Making tomato stakes

In the building and fixing department, there’s always a queue. Jobs are usually one of three degrees of urgency: Right Away (fix it or we can’t go on!), It Would Be Really Good To Have This Done Soon, and When There’s A Little Extra Time (and that’s often, all the way to Fall). Today, it’s finishing a Right Away job: making up more wooden stakes for the tomatoes. Last year, I bought for very cheap a pile of scrap wood, 10-12′ lengths, rough cut to around 2″ square, from a local sawmill. This year, we found pounding stakes made from this stuff a foot or so into the ground took an insane amount of sledgehammer effort, especially when driving into dry soil.
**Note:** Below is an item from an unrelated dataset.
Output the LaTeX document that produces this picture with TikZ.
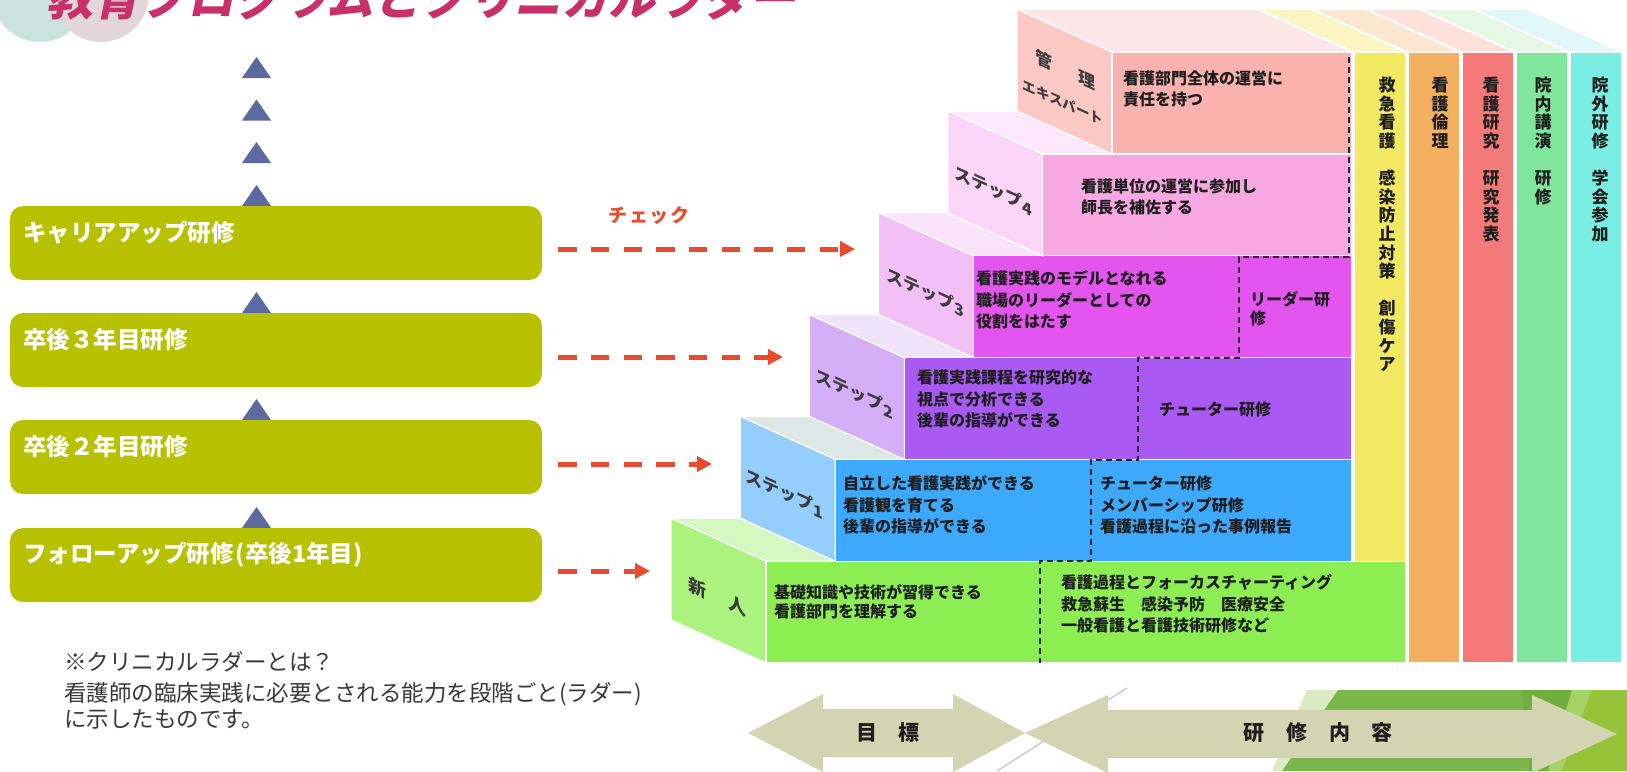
\documentclass[tikz,border=0pt]{standalone}
\usepackage{fontspec}
\newfontfamily\jp{Noto Sans CJK JP}
\usetikzlibrary{arrows.meta}
\definecolor{olive}{HTML}{B8C100}
\definecolor{triblue}{HTML}{5B6AA0}
\definecolor{chkred}{HTML}{E84B2E}
\definecolor{titlered}{HTML}{C8306A}
\definecolor{mint}{HTML}{CAE4DD}
\definecolor{rosegray}{HTML}{E2D6DA}
\definecolor{arrowkhaki}{HTML}{D3D4B2}
\definecolor{txt}{HTML}{1E1E1E}
\definecolor{sidetxt}{HTML}{3C3C3C}
% step colours: front / side / top
\definecolor{f0}{HTML}{8CEE52}\definecolor{s0}{HTML}{ABF27F}\definecolor{t0}{HTML}{D5F7C0}
\definecolor{f1}{HTML}{3DA9FC}\definecolor{s1}{HTML}{94CEFC}\definecolor{t1}{HTML}{DCE8E8}
\definecolor{f2}{HTML}{A85AF2}\definecolor{s2}{HTML}{D5AEF8}\definecolor{t2}{HTML}{EFE2FB}
\definecolor{f3}{HTML}{E455F0}\definecolor{s3}{HTML}{F3BFF7}\definecolor{t3}{HTML}{F9E3FA}
\definecolor{f4}{HTML}{F8A8E0}\definecolor{s4}{HTML}{FBD5F8}\definecolor{t4}{HTML}{FDE8FB}
\definecolor{f5}{HTML}{F9B2AE}\definecolor{s5}{HTML}{FBC8C4}\definecolor{t5}{HTML}{FDE7E6}
% columns
\definecolor{cy}{HTML}{F2E862}\definecolor{cyt}{HTML}{FAF5C2}
\definecolor{co}{HTML}{F2B060}\definecolor{cot}{HTML}{FBE7D0}
\definecolor{cr}{HTML}{F47A7A}\definecolor{crt}{HTML}{FDE1DA}
\definecolor{cg}{HTML}{80E69C}\definecolor{cgt}{HTML}{E4F8E4}
\definecolor{cc}{HTML}{7AEEE2}\definecolor{cct}{HTML}{E1F7FA}
% bottom greens
\definecolor{lgreen}{HTML}{DCEBC4}
\definecolor{mgreen}{HTML}{7AB64A}
\definecolor{dgreen}{HTML}{6FAF40}
\definecolor{lime2}{HTML}{A6D366}
\definecolor{lime}{HTML}{95C43A}

\begin{document}
\begin{tikzpicture}[x=1pt,y=-1pt,
  lbox/.style={fill=olive, rounded corners=13pt, minimum width=532pt, minimum height=74pt, inner sep=0pt, draw=none},
  ltext/.style={text=white, font=\jp\bfseries\fontsize{23.5}{26}\selectfont, anchor=west, inner sep=0pt},
  tri/.style={fill=triblue},
  chk/.style={draw=chkred, line width=5pt, dash pattern=on 18.3pt off 14.4pt, shorten <=16pt, -{Triangle[length=15pt,width=15pt]}},
  face/.style={draw=white, line width=1.2pt},
  st/.style={font=\jp\bfseries\fontsize{16}{21.5}\selectfont, text=txt, align=left, anchor=west, inner sep=0pt},
  vt/.style={font=\jp\bfseries\fontsize{17}{18.6}\selectfont, text=txt, align=center, anchor=north, inner sep=0pt},
  side/.style={font=\jp\bfseries\fontsize{17}{20}\selectfont, text=sidetxt, yslant=-0.4526, anchor=center, inner sep=0pt},
  btxt/.style={font=\jp\bfseries\fontsize{21}{24}\selectfont, text=txt, anchor=center, inner sep=0pt},
  dig/.style={}
]
\useasboundingbox (0,0) rectangle (1627,771);
\clip (0,0) rectangle (1627,771);

% ---- decoration top left and title
\fill[mint] (40,-6) circle (48);
\fill[rosegray] (101,-6) circle (48);
\node[anchor=base west, inner sep=0pt, text=titlered, xslant=0.2,
      font=\jp\bfseries\fontsize{47}{50}\selectfont] (title) at (46,15) {教育プログラムとクリニカルラダー};

% ---- left column
\foreach \b in {78,120.5,163,206,313,420,528}{
  \fill[tri] (242,\b) -- (256.5,\b-21) -- (271,\b) -- cycle;
}
\node[lbox] (b1) at (276,243) {};
\node[lbox] (b2) at (276,350) {};
\node[lbox] (b3) at (276,457) {};
\node[lbox] (b4) at (276,565) {};
\node[ltext] (l1) at (23,233) {キャリアアップ研修};
\node[ltext] (l2) at (23,340) {卒後３年目研修};
\node[ltext] (l3) at (23,447) {卒後２年目研修};
\node[ltext] (l4) at (23,555) {フォローアップ研修\hspace{2pt}(卒後1年目)};

\coordinate (e1) at (855,249);
\coordinate (e2) at (783,357);
\coordinate (e3) at (712,464);
\coordinate (e4) at (650,571);
\draw[chk] (b1.east |- e1) -- (e1);
\draw[chk] (b2.east |- e2) -- (e2);
\draw[chk] (b3.east |- e3) -- (e3);
\draw[chk] (b4.east |- e4) -- (e4);
\node[text=chkred, font=\jp\bfseries\fontsize{19}{20}\selectfont, inner sep=0pt] (chk) at (649,216) {チ\hspace{2pt}ェ\hspace{2pt}ッ\hspace{2pt}ク};

\node[font=\jp\fontsize{22.5}{25.5}\selectfont, text=black!78, align=left, anchor=north west, inner sep=0pt] (note) at (64,651)
  {※クリニカルラダーとは？\\[6pt]看護師の臨床実践に必要とされる能力を段階ごと(ラダー)\\に示したものです。};

% ---- columns
\fill[face,fill=cyt] (1354,52.2) -- (1259,9.2) -- (1311,9.2) -- (1406,52.2) -- cycle;
\fill[face,fill=cot] (1408,52.2) -- (1313,9.2) -- (1365,9.2) -- (1460,52.2) -- cycle;
\fill[face,fill=crt] (1462,52.2) -- (1367,9.2) -- (1419,9.2) -- (1514,52.2) -- cycle;
\fill[face,fill=cgt] (1516,52.2) -- (1421,9.2) -- (1473,9.2) -- (1568,52.2) -- cycle;
\fill[face,fill=cct] (1570,52.2) -- (1475,9.2) -- (1527,9.2) -- (1622,52.2) -- cycle;
\filldraw[face,fill=cy] (1354,52.2) rectangle (1406,561.2);
\filldraw[face,fill=co] (1408,52.2) rectangle (1460,663);
\filldraw[face,fill=cr] (1462,52.2) rectangle (1514,663);
\filldraw[face,fill=cg] (1516,52.2) rectangle (1568,663);
\filldraw[face,fill=cc] (1570,52.2) rectangle (1622,663);

% ---- steps (0 = 新人 ... 5 = 管理)
% step 0
\filldraw[face,fill=t0] (766,561.2) -- (671,518.2) -- (740.2,518.2) -- (835.2,561.2) -- cycle;
\filldraw[face,fill=s0] (766,561.2) -- (671,518.2) -- (671,620) -- (766,663) -- cycle;
\filldraw[face,fill=f0] (766,561.2) rectangle (1406,663);
% step 1
\filldraw[face,fill=t1] (835.2,459.4) -- (740.2,416.4) -- (809.4,416.4) -- (904.4,459.4) -- cycle;
\filldraw[face,fill=s1] (835.2,459.4) -- (740.2,416.4) -- (740.2,518.2) -- (835.2,561.2) -- cycle;
\filldraw[face,fill=f1] (835.2,459.4) rectangle (1352,561.2);
% step 2
\filldraw[face,fill=t2] (904.4,357.6) -- (809.4,314.6) -- (878.6,314.6) -- (973.6,357.6) -- cycle;
\filldraw[face,fill=s2] (904.4,357.6) -- (809.4,314.6) -- (809.4,416.4) -- (904.4,459.4) -- cycle;
\filldraw[face,fill=f2] (904.4,357.6) rectangle (1352,459.4);
% step 3
\filldraw[face,fill=t3] (973.6,255.8) -- (878.6,212.8) -- (947.8,212.8) -- (1042.8,255.8) -- cycle;
\filldraw[face,fill=s3] (973.6,255.8) -- (878.6,212.8) -- (878.6,314.6) -- (973.6,357.6) -- cycle;
\filldraw[face,fill=f3] (973.6,255.8) rectangle (1352,357.6);
% step 4
\filldraw[face,fill=t4] (1042.8,154) -- (947.8,111) -- (1017,111) -- (1112,154) -- cycle;
\filldraw[face,fill=s4] (1042.8,154) -- (947.8,111) -- (947.8,212.8) -- (1042.8,255.8) -- cycle;
\filldraw[face,fill=f4] (1042.8,154) rectangle (1352,255.8);
% step 5
\filldraw[face,fill=t5] (1112,52.2) -- (1017,9.2) -- (1257,9.2) -- (1352,52.2) -- cycle;
\filldraw[face,fill=s5] (1112,52.2) -- (1017,9.2) -- (1017,111) -- (1112,154) -- cycle;
\filldraw[face,fill=f5] (1112,52.2) rectangle (1352,154);

% dashed divider
\draw[black!85, line width=1.6pt, dash pattern=on 6pt off 4pt]
  (1349,57) -- (1349,257) -- (1239,257) -- (1239,358) -- (1138,358) -- (1138,460)
  -- (1091,460) -- (1091,561) -- (1040,561) -- (1040,663);

% side labels
\node[side] (sl5a) at (1065,70) {管\hspace{26pt}理};
\node[side, font=\jp\bfseries\fontsize{13.5}{15}\selectfont] (sl5b) at (1063,102) {エキスパート};
\node[side] (sl4) at (993,190) {ステップ\raisebox{-3pt}{\fontsize{16}{16}\selectfont 4}};
\node[side] (sl3) at (925,292) {ステップ\raisebox{-3pt}{\fontsize{16}{16}\selectfont 3}};
\node[side] (sl2) at (854,393) {ステップ\raisebox{-3pt}{\fontsize{16}{16}\selectfont 2}};
\node[side] (sl1) at (784,493) {ステップ\raisebox{-3pt}{\fontsize{16}{16}\selectfont 1}};
\node[side, font=\jp\bfseries\fontsize{18}{20}\selectfont] (sl0) at (717,597) {新\hspace{22pt}人};

% front texts
\node[st] (g5) at (1123,89) {看護部門全体の運営に\\責任を持つ};
\node[st] (g4) at (1081,197) {看護単位の運営に参加し\\師長を補佐する};
\node[st] (g3) at (976,300) {看護実践のモデルとなれる\\職場のリーダーとしての\\役割をはたす};
\node[st, font=\jp\bfseries\fontsize{16}{19}\selectfont] (k3) at (1250,309) {リーダー研\\修};
\node[st] (g2) at (917,399) {看護実践課程を研究的な\\視点で分析できる\\後輩の指導ができる};
\node[st] (k2) at (1159,409) {チューター研修};
\node[st] (g1) at (843,505) {自立した看護実践ができる\\看護観を育てる\\後輩の指導ができる};
\node[st] (k1) at (1100,505) {チューター研修\\メンバーシップ研修\\看護過程に沿った事例報告};
\node[st, font=\jp\bfseries\fontsize{16}{19.5}\selectfont] (g0) at (774,602) {基礎知識や技術が習得できる\\看護部門を理解する};
\node[st] (k0) at (1061,604) {看護過程とフォーカスチャーティング\\救急蘇生　感染予防　医療安全\\一般看護と看護技術研修など};

% column texts
\node[vt] (v1) at (1387,77) {救\\急\\看\\護\\　\\感\\染\\防\\止\\対\\策\\　\\創\\傷\\ケ\\ア};
\node[vt] (v2) at (1440,77) {看\\護\\倫\\理};
\node[vt] (v3) at (1491,77) {看\\護\\研\\究\\　\\研\\究\\発\\表};
\node[vt] (v4) at (1543,77) {院\\内\\講\\演\\　\\研\\修};
\node[vt] (v5) at (1600,77) {院\\外\\研\\修\\　\\学\\会\\参\\加};

% ---- bottom
\draw[black!20, line width=1.5pt] (1127,688) -- (997,771);
\fill[lgreen] (1307,690) -- (1338,690) -- (1282,771) -- (1272,771) -- cycle;
\fill[mgreen] (1338,690) -- (1627,690) -- (1627,771) -- (1282,771) -- cycle;
\fill[dgreen] (1522,690) -- (1572,690) -- (1562,771) -- (1530,771) -- cycle;
\fill[lime2] (1572,690) -- (1592,690) -- (1562,771) -- (1548,771) -- cycle;
\fill[lime] (1592,690) -- (1627,690) -- (1627,771) -- (1562,771) -- cycle;

\fill[arrowkhaki] (748,733) -- (823,694) -- (823,709) -- (953,709) -- (953,694) -- (1025,733)
  -- (953,772) -- (953,757) -- (823,757) -- (823,772) -- cycle;
\fill[arrowkhaki] (1025,733) -- (1108,695) -- (1108,710) -- (1532,710) -- (1532,695) -- (1617,734)
  -- (1532,773) -- (1532,758) -- (1108,758) -- (1108,773) -- cycle;
\node[btxt] (goal) at (888,733) {目\hspace{22pt}標};
\node[btxt] (cont) at (1318,733) {研\hspace{22pt}修\hspace{22pt}内\hspace{22pt}容};
\end{tikzpicture}
\end{document}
Cutting them down just a bit made a HUGE difference. Using a table saw out in the barn yard, we shaved about 1/2″ lengthwise off each width, winding up with maybe 80 1-1/2″ square stakes. It took a couple of hours overall to save many more in the field, not to mention energy, sweat, frustration. The little things do indeed make all the difference! (Also in the pic, painted white, an old door scrapped during the Milkhouse Extension, and a nice, solid pallet (probably from the seed potato delivery), both to be reused in the composting toilet enclosure, an IWBRGTHTDS project.)